Sundial, Barnbougle Castle, Edinburgh is a Grade A listed building in the City of Edinburgh local planning authority area, Scotland. First listed on 30 January 1981. House.
Sundial, Barnbougle Castle, Edinburgh
- WRENN ID
- endless-rampart-gorse
- Grade
- A
- Local Planning Authority
- City of Edinburgh
- Country
- Scotland
- Date first listed
- 30 January 1981
- Type
- House
- Source
- Historic Environment Scotland listing
Description
Sundial, Barnbougle Castle, Edinburgh
A Scottish Baronial house designed by James Maitland Wardrop of Wardrop and Reid in 1881, built on the site of and incorporating fabric from an earlier castle. The building occupies a projecting rock terrace and rises three storeys with an attic level.
The construction comprises stugged, squared and snecked rubble with polished ashlar sandstone dressings. Long and short quoins frame the corners, and various mouldings ornament the elevations. Stone mullions divide the bipartite windows. The building is topped with a crenellated parapet and crowsteps. Bartizans project from the north-west and south-west angles, equipped with water spouts and topped with finials above the gables.
The south elevation features five bays with a round-arched doorway in the penultimate right bay. Behind a projecting sandstone balustrade, the doorway contains a timber two-leaf door flanked by arrowslit windows. A datestone above the door reads '1881' and displays an armorial shield and coronet. The central bay contains stairwell windows rising between floors, while the penultimate left bay contains bipartite windows at ground floor with single windows above. The outer left bay includes an oriel window at first floor. A three-stepped mounting block stands near the south-east angle.
The west elevation is M-gabled with four bays. A round-arched timber doorway sits centrally, flanked by an arrowslit window and a single window, with single windows aligned above at first and second floors. The bays to either side contain variously single and tall bipartite windows. Chimneyheaded gables bridge the valley gutters with wallhead parapets and water spouts.

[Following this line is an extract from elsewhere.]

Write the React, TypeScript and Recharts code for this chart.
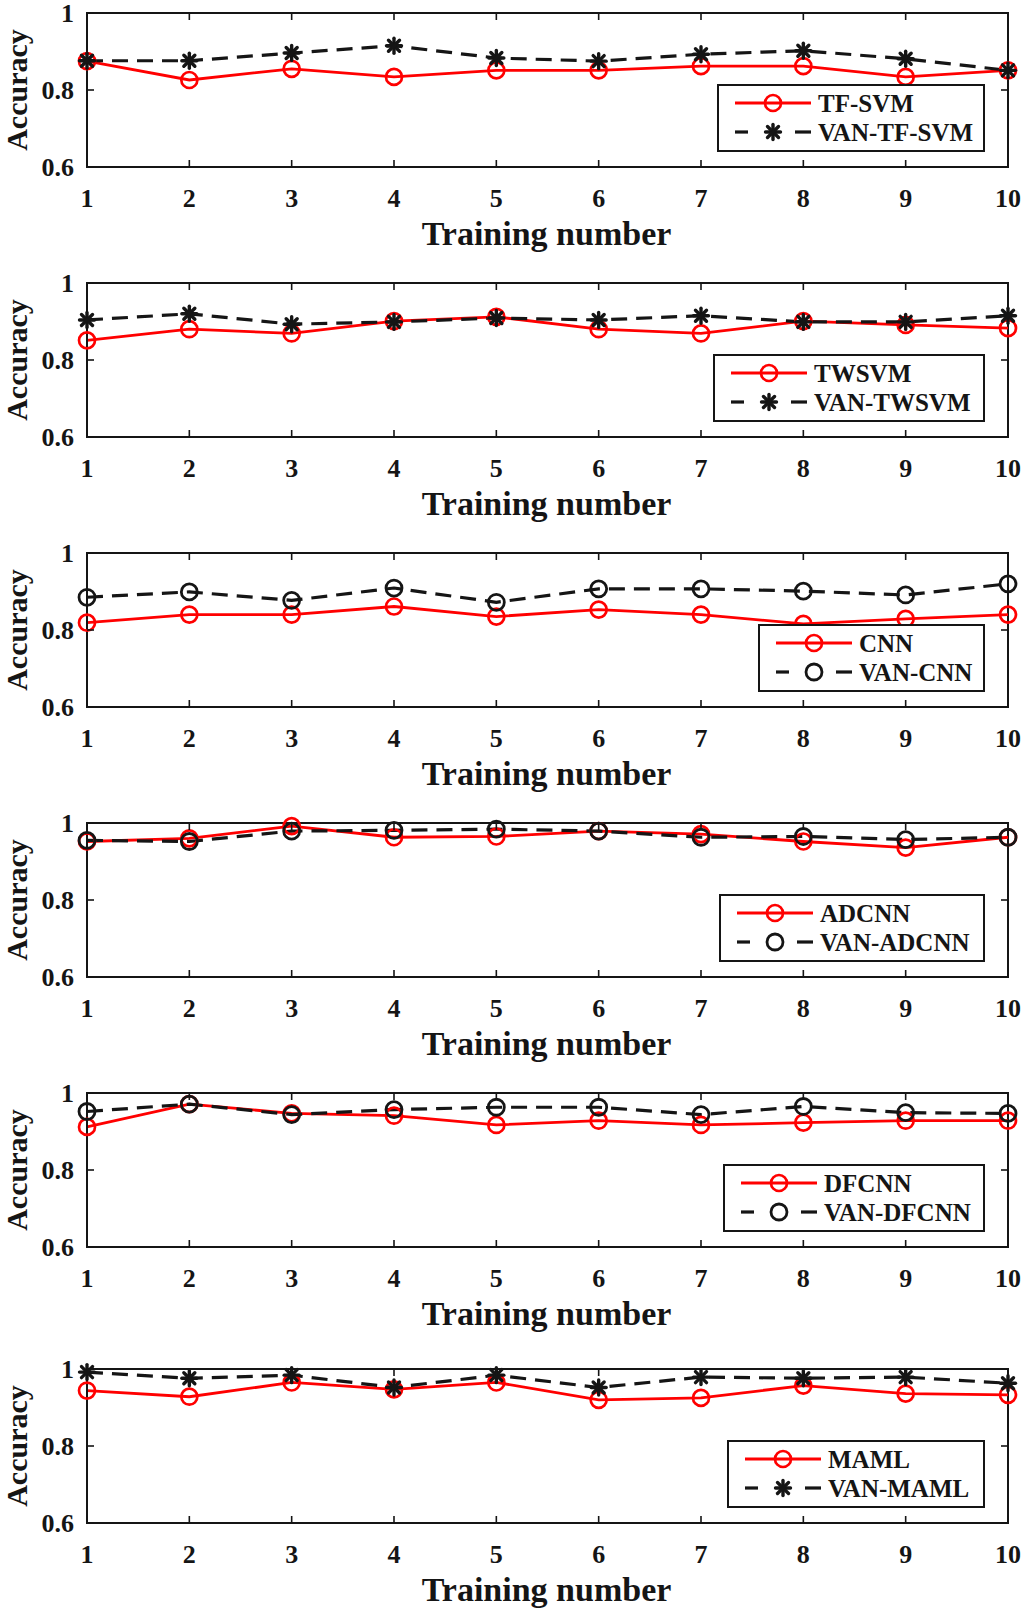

The north elevation comprises five bays with a glass and timber mullioned round-arched door in the penultimate left bay, with a tall bipartite window aligned above at first floor. Round-arched windows occupy the ground floor of the central and penultimate right bays, with tall bipartite windows above at first floor. An oriel window projects from the outer right bay, with a small attic window in the gablehead. A carved name panel with a monogram 'AR' appears at the centre of the second floor.
The east elevation is five bays. A projecting bay at centre displays a carved panel inscribed "Remove Not The Ancient Landmark Which Thy Fathers Have Set. Proverbs XXII.28". A two-storey corbelled circular turret rises in the re-entrant angle between the first and second floors, crowned with a conical roof and a weather-vane dated '1880'. The turret contains single windows including deep-set bull's-eye openings. The outer bays contain single windows arranged vertically across the storeys. A gabled dormerhead window at attic breaks the eaves on the left bay.
The interior contains a fine decorative scheme. A large turnpike stair occupies the south-east. The ground floor library features a beamed ceiling. The principal first floor library at the north-west has a timber barrel-vaulted ceiling rising through two storeys, an oak gallery, and a richly carved oak fireplace. Oak and walnut panelling appears throughout. The building includes late Victorian bathrooms.
Windows are predominantly timber small-pane sash and case, with some featuring leaded lights and stained glass. Gablehead, wallend and ridge stacks are coped with circular cans. Cast-iron rainwater goods complete the exterior.
A coped balustrade encloses the castle, incorporating a roll-moulded base with short rectangular and tooled sandstone balusters. Occasional panelled dies and ball finials ornament the balustrade.
Cellars extend beneath the castle to a half-moon battery at the south-east.
A 17th-century obelisk-style sundial with polyhedron dials stands to the south of the castle.